**EXERCISE REQUIREMENTS**
With pictures left out, extract every line between the start of the records below and the line holding "const tops = curveLabels.map((t, i)", inclusive.

**SUPPLIED MATERIAL**
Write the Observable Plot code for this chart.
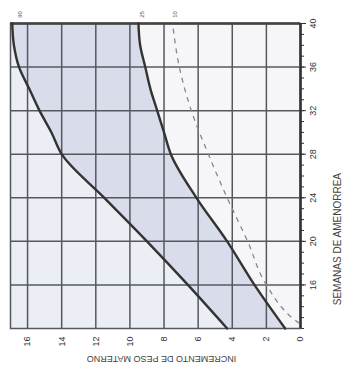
<!DOCTYPE html>
<html><head><meta charset="utf-8">
<script src="https://cdn.jsdelivr.net/npm/d3@7"></script>
<script src="https://cdn.jsdelivr.net/npm/@observablehq/plot@0.6"></script>
<style>html,body{margin:0;padding:0;background:#fff;overflow:hidden}</style>
</head><body><div id="chart"></div>
<script>
// Semanas de amenorrea (eje vertical, a la derecha) e incremento de peso (kg, eje horizontal invertido)
const weeks = [12, 16, 20, 24, 28, 30, 32, 34, 36, 38, 40];
const p90 = [4.3, 6.6, 9.0, 11.5, 14.0, 14.6, 15.3, 15.9, 16.5, 16.8, 16.9];
const p25 = [0.9, 2.7, 4.3, 6.1, 7.6, 8.0, 8.4, 8.8, 9.1, 9.4, 9.5];
const dashWeeks = [12.5, 13, 16, 20, 24, 28, 32, 36, 40];
const p10 = [0.1, 0.5, 2.0, 3.1, 4.3, 5.4, 6.4, 7.1, 7.5];
const kgTicks = [0, 2, 4, 6, 8, 10, 12, 14, 16];
const weekTicks = [16, 20, 24, 28, 32, 36, 40];
const curveLabels = ["90", "25", "10"];
const curveLabelKg = [16.6, 9.4, 7.5];
const yTitle = "SEMANAS DE AMENORREA";
const xTitle = "INCREMENTO DE PESO MATERNO";

const band = weeks.map((w, i) => ({w, lo: p25[i], hi: p90[i]}));
const dashed = dashWeeks.map((w, i) => ({w, v: p10[i]}));
const tops = curveLabels.map((t, i) => ({t, x: curveLabelKg[i]}));

const font = "Liberation Sans, Arial, sans-serif";
const plot = Plot.plot({
  width: 346, height: 367,
  marginTop: 23, marginBottom: 39, marginLeft: 10, marginRight: 46,
  style: {fontFamily: font, background: "#fff", color: "#333"},
  x: {domain: [0, 17], reverse: true},
  y: {domain: [12, 40]},
  marks: [
    Plot.rect([0], {x1: 0, x2: 17, y1: 12, y2: 40, fill: "#f6f6f8"}),
    Plot.areaX(band, {y: "w", x1: "hi", x2: 17, fill: "#eceef5", curve: "monotone-y"}),
    Plot.areaX(band, {y: "w", x1: "lo", x2: "hi", fill: "#d9ddeb", curve: "monotone-y"}),
    Plot.gridX({ticks: kgTicks, stroke: "#55585f", strokeOpacity: 1, strokeWidth: 1.5}),
    Plot.gridY({ticks: weekTicks, stroke: "#55585f", strokeOpacity: 1, strokeWidth: 1.5}),
    Plot.frame({stroke: "#55585f", strokeWidth: 1.5}),
    Plot.ruleY([40], {stroke: "#444", strokeWidth: 2.5}),
    Plot.ruleX([0], {stroke: "#333", strokeWidth: 2.5}),
    Plot.lineX(band, {y: "w", x: "hi", stroke: "#333", strokeWidth: 2.4, curve: "monotone-y"}),
    Plot.lineX(band, {y: "w", x: "lo", stroke: "#333", strokeWidth: 2.4, curve: "monotone-y"}),
    Plot.lineX(dashed, {y: "w", x: "v", stroke: "#888", strokeWidth: 1.3, strokeDasharray: "4,6", curve: "monotone-y"}),
    Plot.axisY({anchor: "right", ticks: d3.range(12, 41), tickSize: 3, tickFormat: () => "", label: null, stroke: "#333"}),
    Plot.axisY({anchor: "right", ticks: weekTicks, tickSize: 5, tickPadding: 10, tickRotate: -90, fontSize: 9, label: null, stroke: "#333"}),
    Plot.axisX({ticks: kgTicks, tickSize: 0, tickPadding: 8, tickRotate: -90, fontSize: 9, label: null}),
    Plot.text([yTitle], {frameAnchor: "right", dx: 37, dy: -3, rotate: -90, fontSize: 10, fill: "#444"}),
    Plot.text([xTitle], {frameAnchor: "bottom", dx: 6, dy: 27, rotate: 180, fontSize: 9, fill: "#444"}),
    Plot.text(tops, {x: "x", frameAnchor: "top", dy: -9, text: "t", rotate: -90, fontSize: 6, fill: "#555"})
  ]
});
document.getElementById("chart").append(plot);
</script></body></html>
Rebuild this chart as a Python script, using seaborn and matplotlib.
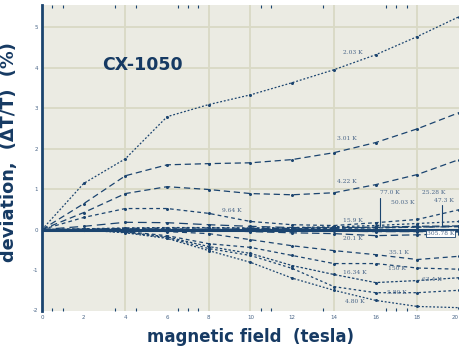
import matplotlib
matplotlib.use("Agg")
import matplotlib.pyplot as plt
import seaborn as sns
import numpy as np

# ---------------- data ----------------
field = [0, 2, 4, 6, 8, 10, 12, 14, 16, 18, 20]

curves = {
    "2.03 K":   [0, 1.14, 1.75, 2.79, 3.09, 3.33, 3.63, 3.95, 4.32, 4.77, 5.26],
    "3.01 K":   [0, 0.64, 1.33, 1.60, 1.63, 1.65, 1.73, 1.90, 2.15, 2.49, 2.89],
    "4.22 K":   [0, 0.42, 0.89, 1.06, 0.99, 0.89, 0.86, 0.91, 1.11, 1.36, 1.73],
    "9.64 K":   [0, 0.30, 0.52, 0.52, 0.40, 0.20, 0.12, 0.10, 0.17, 0.25, 0.49],
    "15.9 K":   [0, 0.08, 0.18, 0.17, 0.12, 0.08, 0.05, 0.05, 0.05, 0.06, 0.07],
    "25.28 K":  [0, 0.02, 0.04, 0.05, 0.05, 0.04, 0.05, 0.07, 0.10, 0.15, 0.20],
    "77.0 K":   [0, 0.01, 0.03, 0.04, 0.04, 0.03, 0.03, 0.05, 0.06, 0.08, 0.09],
    "50.03 K":  [0, 0.01, 0.02, 0.02, 0.01, 0.01, 0.02, 0.03, 0.04, 0.06, 0.08],
    "305.78 K": [0, 0.00, 0.00, -0.01, -0.02, -0.03, -0.03, -0.04, -0.05, -0.05, -0.06],
    "20.1 K":   [0, 0.00, 0.00, -0.01, -0.02, -0.05, -0.08, -0.10, -0.15, -0.13, -0.10],
    "35.1 K":   [0, 0.00, -0.02, -0.05, -0.10, -0.25, -0.40, -0.52, -0.62, -0.74, -0.66],
    "150 K":    [0, -0.01, -0.05, -0.15, -0.35, -0.44, -0.64, -0.84, -0.84, -0.95, -0.98],
    "63.4 K":   [0, -0.01, -0.06, -0.18, -0.42, -0.59, -0.89, -1.11, -1.31, -1.26, -1.19],
    "5.80 K":   [0, -0.01, -0.07, -0.20, -0.47, -0.64, -0.96, -1.41, -1.56, -1.56, -1.50],
    "4.80 K":   [0, -0.01, -0.08, -0.22, -0.52, -0.81, -1.20, -1.50, -1.75, -1.90, -1.93],
}

# curve labels: (text, x, y)
label_text = ["2.03 K", "3.01 K", "4.22 K", "9.64 K", "15.9 K", "77.0 K", "50.03 K",
              "25.28 K", "47.3 K", "20.1 K", "305.78 K", "35.1 K", "150 K",
              "16.34 K", "63.4 K", "5.80 K", "4.80 K"]
label_x = [14.9, 14.6, 14.6, 9.1, 14.9, 16.7, 17.3, 18.8, 19.3, 14.9, 19.1, 17.1, 17.0,
           15.0, 18.7, 17.0, 15.0]
label_y = [4.37, 2.25, 1.19, 0.47, 0.22, 0.91, 0.67, 0.91, 0.72, -0.22, -0.10, -0.57,
           -0.96, -1.06, -1.23, -1.56, -1.78]

x_ticks = [0, 2, 4, 6, 8, 10, 12, 14, 16, 18, 20]
x_ticklabels = ["0", "2", "4", "6", "8", "10", "12", "14", "16", "18", "20"]
y_ticks = [-2, -1, 0, 1, 2, 3, 4, 5]
y_ticklabels = ["-2", "-1", "0", "1", "2", "3", "4", "5"]
x_grid = [4, 8, 10, 14, 18]
y_grid = [1, 2, 3, 4, 5]
minor_x = [0.5, 1, 3.5, 4, 4.5, 6.5, 7, 7.5, 10.5, 11, 13.5, 14, 16.5, 17, 17.5]

# ---------------- style ----------------
navy = "#1b446f"
text_navy = "#163a63"
bg = "#ebebe3"
gridc = "#d9d9c5"

styles = [
    (0, (1.5, 1.5)), (0, (5, 3)), (0, (5, 3)), (0, (3, 2.5)), (0, (7, 4)),
    (0, (2, 2)), (0, (6, 2)), (0, (3, 2)), (0, (8, 3)), (0, (6, 3)),
    (0, (4, 3)), (0, (3, 2.5)), (0, (2, 1.5)), (0, (2, 2)), (0, (1.5, 1.5)),
]

sns.set_style("white")
plt.rcParams["font.family"] = ["DejaVu Sans"]

fig = plt.figure(figsize=(4.6, 3.52), dpi=100)
fig.patch.set_facecolor("white")
ax = fig.add_axes([42 / 460, (352 - 310.5) / 352, 417 / 460, 305.5 / 352])
ax.set_facecolor(bg)

for g in x_grid:
    ax.axvline(g, color=gridc, lw=1.3, zorder=0)
for g in y_grid:
    ax.axhline(g, color=gridc, lw=1.3, zorder=0)

ax.axhline(0, color=navy, lw=2.2, zorder=3)

for (name, vals), ls in zip(curves.items(), styles):
    sns.lineplot(x=field, y=vals, ax=ax, color=navy, linestyle=ls, lw=0.9,
                 marker="o", markersize=2.2, markeredgewidth=0, zorder=2)

for t, lx, ly in zip(label_text, label_x, label_y):
    kw = {}
    if t == "305.78 K":
        kw["bbox"] = dict(boxstyle="square,pad=0.15", fc="white", ec=navy, lw=0.6)
    ax.text(lx, ly, t, fontsize=4.3, color="#4a6688", family="DejaVu Serif",
            ha="center", va="center", zorder=4, clip_on=True, **kw)

# leader lines for labels near zero
ax.plot([16.2, 16.2], [0.77, 0.10], color=navy, lw=0.8, zorder=4)
ax.plot([19.2, 19.2], [0.60, 0.08], color=navy, lw=0.8, zorder=4)

ax.text(4.8, 4.07, "CX-1050", fontsize=12.5, fontweight="bold", color=text_navy,
        ha="center", va="center", family="DejaVu Sans")

ax.set_xlim(0, 20)
ax.set_ylim(-2, 5.55)
ax.set_xticks(x_ticks)
ax.set_xticklabels(x_ticklabels)
ax.set_yticks(y_ticks)
ax.set_yticklabels(y_ticklabels)
ax.tick_params(axis="both", length=0, labelsize=4, labelcolor="#4a6688", pad=3)
ax.get_xticklabels()[-1].set_horizontalalignment("right")
ax.set_xticks(minor_x, minor=True)
ax.tick_params(axis="x", which="minor", length=2.5, width=0.8, color=navy,
               direction="in", top=True, bottom=True)

for s in ["top", "right", "bottom"]:
    ax.spines[s].set_visible(False)
ax.spines["left"].set_color(navy)
ax.spines["left"].set_linewidth(2)

ax.set_xlabel("magnetic field  (tesla)", fontsize=12, fontweight="bold",
              color=text_navy, labelpad=6)
ax.set_ylabel("deviation,  (\u0394T/T)  (%)", fontsize=12.8, fontweight="bold",
              color=text_navy, labelpad=5)
ax.yaxis.set_label_coords(-0.058, 0.52)

fig.savefig("out.png", dpi=100, facecolor="white")
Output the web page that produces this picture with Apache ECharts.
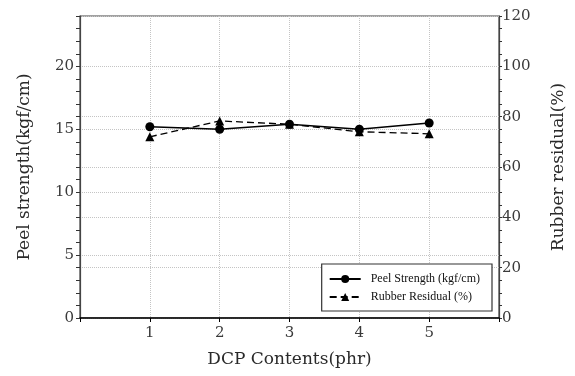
<!DOCTYPE html>
<html>
<head>
<meta charset="utf-8">
<script src="https://cdn.jsdelivr.net/npm/echarts@6/dist/echarts.min.js"></script>
<style>html,body{margin:0;padding:0;background:#fff}#c{width:575px;height:376px}</style>
</head>
<body>
<div id="c"></div>
<script>
const dcpContents = [1, 2, 3, 4, 5];
const peelStrength = [15.2, 15.0, 15.4, 15.0, 15.5];
const rubberResidual = [72.0, 78.3, 77.0, 74.0, 73.2];
const leftTickLabels = [0, 5, 10, 15, 20];
const rightTickLabels = [0, 20, 40, 60, 80, 100, 120];

const serif = 'DejaVu Serif';
const legendFont = 'Liberation Serif';
const grid = '#c4c4c4';

const chart = echarts.init(document.getElementById('c'), null, {renderer: 'canvas'});
chart.setOption({
  animation: false,
  backgroundColor: '#fff',
  grid: {left: 80, right: 76, top: 16, bottom: 58, show: true, borderColor: '#444', borderWidth: 1.2},
  legend: {
    orient: 'vertical', right: 83, bottom: 65,
    backgroundColor: '#fff', borderColor: '#333', borderWidth: 1.2,
    padding: [9, 12, 8, 7], itemWidth: 31, itemHeight: 10, itemGap: 6,
    textStyle: {fontFamily: legendFont, fontSize: 12, color: '#111', padding: [0, 0, 0, 5]},
    data: ['Peel Strength (kgf/cm)', 'Rubber Residual (%)']
  },
  xAxis: {
    type: 'value', min: 0, max: 6, interval: 1,
    name: 'DCP Contents(phr)', nameLocation: 'middle', nameGap: 33,
    nameTextStyle: {fontFamily: serif, fontSize: 17, color: '#2a2a2a'},
    axisLine: {lineStyle: {color: '#000', width: 1.5}},
    axisTick: {length: 4, lineStyle: {color: '#000'}},
    axisLabel: {fontFamily: serif, fontSize: 15, color: '#3a3a3a', margin: 8,
      formatter: v => dcpContents.indexOf(v) >= 0 ? String(v) : ''},
    splitLine: {show: true, lineStyle: {color: grid, type: 'dotted', width: 1}}
  },
  yAxis: [
    {
      type: 'value', position: 'left', min: 0, max: 24, interval: 1,
      name: 'Peel strength(kgf/cm)', nameLocation: 'middle', nameGap: 47, nameRotate: 90,
      nameTextStyle: {fontFamily: serif, fontSize: 17, color: '#2a2a2a'},
      axisLine: {show: true, lineStyle: {color: '#444', width: 1.2}},
      axisTick: {show: true, length: 4, lineStyle: {color: '#333'}},
      axisLabel: {fontFamily: serif, fontSize: 15, color: '#3a3a3a', margin: 6,
        formatter: v => leftTickLabels.indexOf(v) >= 0 ? String(v) : ''},
      splitLine: {show: false}
    },
    {
      type: 'value', position: 'right', min: 0, max: 120, interval: 5,
      name: 'Rubber residual(%)', nameLocation: 'middle', nameGap: 51, nameRotate: 90,
      nameTextStyle: {fontFamily: serif, fontSize: 17, color: '#2a2a2a'},
      axisLine: {show: true, lineStyle: {color: '#444', width: 1.2}},
      axisTick: {show: true, length: 3, lineStyle: {color: '#333'}},
      axisLabel: {fontFamily: serif, fontSize: 15, color: '#3a3a3a', margin: 3,
        formatter: v => rightTickLabels.indexOf(v) >= 0 ? String(v) : ''},
      splitLine: {show: false}
    },
    {
      type: 'value', position: 'left', min: 0, max: 24, interval: 5,
      axisLine: {show: false}, axisTick: {show: false}, axisLabel: {show: false},
      splitLine: {show: true, lineStyle: {color: grid, type: 'dotted', width: 1}}
    },
    {
      type: 'value', position: 'right', min: 0, max: 120, interval: 20,
      axisLine: {show: false}, axisTick: {show: false}, axisLabel: {show: false},
      splitLine: {show: true, lineStyle: {color: grid, type: 'dotted', width: 1}}
    }
  ],
  series: [
    {
      name: 'Peel Strength (kgf/cm)', type: 'line', yAxisIndex: 0, z: 3,
      data: dcpContents.map((x, i) => [x, peelStrength[i]]),
      symbol: 'circle', symbolSize: 9,
      lineStyle: {color: '#000', width: 1.5, type: 'solid'},
      itemStyle: {color: '#000'}
    },
    {
      name: 'Rubber Residual (%)', type: 'line', yAxisIndex: 1, z: 2,
      data: dcpContents.map((x, i) => [x, rubberResidual[i]]),
      symbol: 'triangle', symbolSize: 9,
      lineStyle: {color: '#000', width: 1.3, type: [7, 4]},
      itemStyle: {color: '#000'}
    }
  ]
});
</script>
</body>
</html>
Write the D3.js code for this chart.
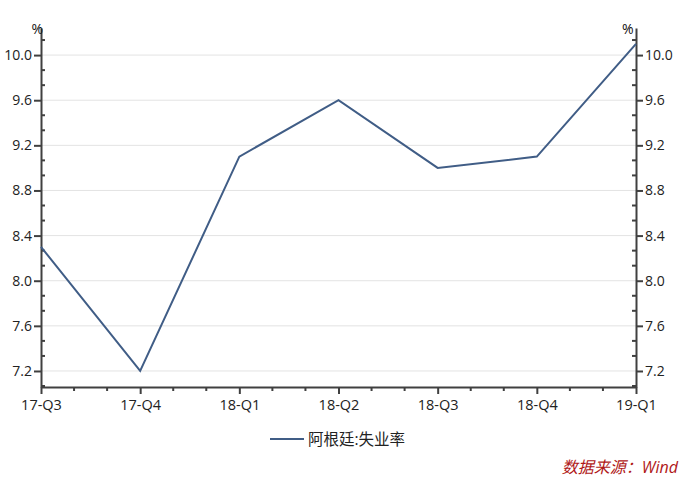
<!DOCTYPE html>
<html><head><meta charset="utf-8">
<script src="https://cdn.jsdelivr.net/npm/d3@7"></script>
<style>
body{margin:0;background:#fff;}
text{font-family:"Open Sans","Noto Sans CJK SC",sans-serif;}
</style></head><body>
<svg id="c" width="688" height="477"></svg>
<script>
const categories = ["17-Q3","17-Q4","18-Q1","18-Q2","18-Q3","18-Q4","19-Q1"];
const unemployment = [8.3, 7.2, 9.1, 9.6, 9.0, 9.1, 10.1];
const yTicks = [7.2, 7.6, 8.0, 8.4, 8.8, 9.2, 9.6, 10.0];
const seriesName = "阿根廷:失业率";
const sourceText = "数据来源：Wind";

const svg = d3.select("#c");
const L = 41, R = 636, T = 28, B = 387;
const x = d3.scalePoint().domain(categories).range([L, R]);
const y = d3.scaleLinear().domain([7.058, 10.24]).range([B, T]);
const axisColor = "#404040";

// gridlines
svg.append("g").selectAll("line").data(yTicks).join("line")
  .attr("x1", L).attr("x2", R).attr("y1", d => y(d)).attr("y2", d => y(d))
  .attr("stroke", "#e3e3e3").attr("stroke-width", 1);

// minor y ticks
const minorY = d3.range(0, 24).map(i => 7.2 - 0.4/3 + i*0.4/3).filter(v => v > y.domain()[0] && v < y.domain()[1] && Math.abs(((v-7.2)/0.4) - Math.round((v-7.2)/0.4)) > 0.01);

function yAxis(side) {
  const ax = side === "left" ? d3.axisLeft(y) : d3.axisRight(y);
  ax.tickValues(yTicks).tickFormat(d3.format(".1f")).tickSize(7).tickPadding(2).tickSizeOuter(0);
  const g = svg.append("g").attr("transform", `translate(${side==="left"?L:R},0)`).call(ax);
  g.select(".domain").attr("stroke", axisColor).attr("stroke-width", 2);
  g.selectAll(".tick line").attr("stroke", axisColor).attr("stroke-width", 2);
  g.selectAll(".tick text").attr("fill", "#222").style("font-size", "14px");
  const dir = side === "left" ? 1 : -1;
  g.append("g").selectAll("line").data(minorY).join("line")
    .attr("x1", 0).attr("x2", 4*dir).attr("y1", d => y(d)).attr("y2", d => y(d))
    .attr("stroke", axisColor).attr("stroke-width", 2);
  g.append("text").attr("x", side==="left"?2:-14).attr("y", T+6)
    .attr("fill", "#111").style("font-size", "14px").text("%");
}
yAxis("left");
yAxis("right");

// x axis
const xa = d3.axisBottom(x).tickSize(7).tickPadding(6).tickSizeOuter(0);
const gx = svg.append("g").attr("transform", `translate(0,${B})`).call(xa);
gx.select(".domain").attr("stroke", axisColor).attr("stroke-width", 2);
gx.selectAll(".tick line").attr("stroke", axisColor).attr("stroke-width", 2);
gx.selectAll(".tick text").attr("fill", "#222").style("font-size", "14.5px");
const step = x.step();
const minorX = [];
categories.slice(0, -1).forEach(c => { minorX.push(x(c) + step/3, x(c) + 2*step/3); });
gx.append("g").selectAll("line").data(minorX).join("line")
  .attr("x1", d => d).attr("x2", d => d).attr("y1", 0).attr("y2", 4)
  .attr("stroke", axisColor).attr("stroke-width", 2);

// line
const line = d3.line().x((d, i) => x(categories[i])).y(d => y(d));
svg.append("path").datum(unemployment).attr("d", line)
  .attr("fill", "none").attr("stroke", "#405d86").attr("stroke-width", 2);

// legend
const lg = svg.append("g").attr("transform", "translate(270,439)");
lg.append("line").attr("x1", 0).attr("x2", 34).attr("y1", 0).attr("y2", 0)
  .attr("stroke", "#405d86").attr("stroke-width", 2);
lg.append("text").attr("x", 38).attr("y", 5.5).attr("fill", "#222")
  .style("font-size", "15.5px").text(seriesName);

// source
svg.append("text").attr("x", 678).attr("y", 473).attr("text-anchor", "end")
  .attr("fill", "#b01818").style("font-size", "16px").style("font-style", "italic")
  .text(sourceText);
</script></body></html>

**FINAL ANSWER**
Write the Observable Plot code for this chart.
<!DOCTYPE html>
<html><head><meta charset="utf-8">
<script src="https://cdn.jsdelivr.net/npm/d3@7"></script>
<script src="https://cdn.jsdelivr.net/npm/@observablehq/plot@0.6"></script>
<style>html,body{margin:0;padding:0;background:#fff;overflow:hidden}</style>
</head><body><div id="chart"></div>
<script>
// Semanas de amenorrea (eje vertical, a la derecha) e incremento de peso (kg, eje horizontal invertido)
const weeks = [12, 16, 20, 24, 28, 30, 32, 34, 36, 38, 40];
const p90 = [4.3, 6.6, 9.0, 11.5, 14.0, 14.6, 15.3, 15.9, 16.5, 16.8, 16.9];
const p25 = [0.9, 2.7, 4.3, 6.1, 7.6, 8.0, 8.4, 8.8, 9.1, 9.4, 9.5];
const dashWeeks = [12.5, 13, 16, 20, 24, 28, 32, 36, 40];
const p10 = [0.1, 0.5, 2.0, 3.1, 4.3, 5.4, 6.4, 7.1, 7.5];
const kgTicks = [0, 2, 4, 6, 8, 10, 12, 14, 16];
const weekTicks = [16, 20, 24, 28, 32, 36, 40];
const curveLabels = ["90", "25", "10"];
const curveLabelKg = [16.6, 9.4, 7.5];
const yTitle = "SEMANAS DE AMENORREA";
const xTitle = "INCREMENTO DE PESO MATERNO";

const band = weeks.map((w, i) => ({w, lo: p25[i], hi: p90[i]}));
const dashed = dashWeeks.map((w, i) => ({w, v: p10[i]}));
const tops = curveLabels.map((t, i) => ({t, x: curveLabelKg[i]}));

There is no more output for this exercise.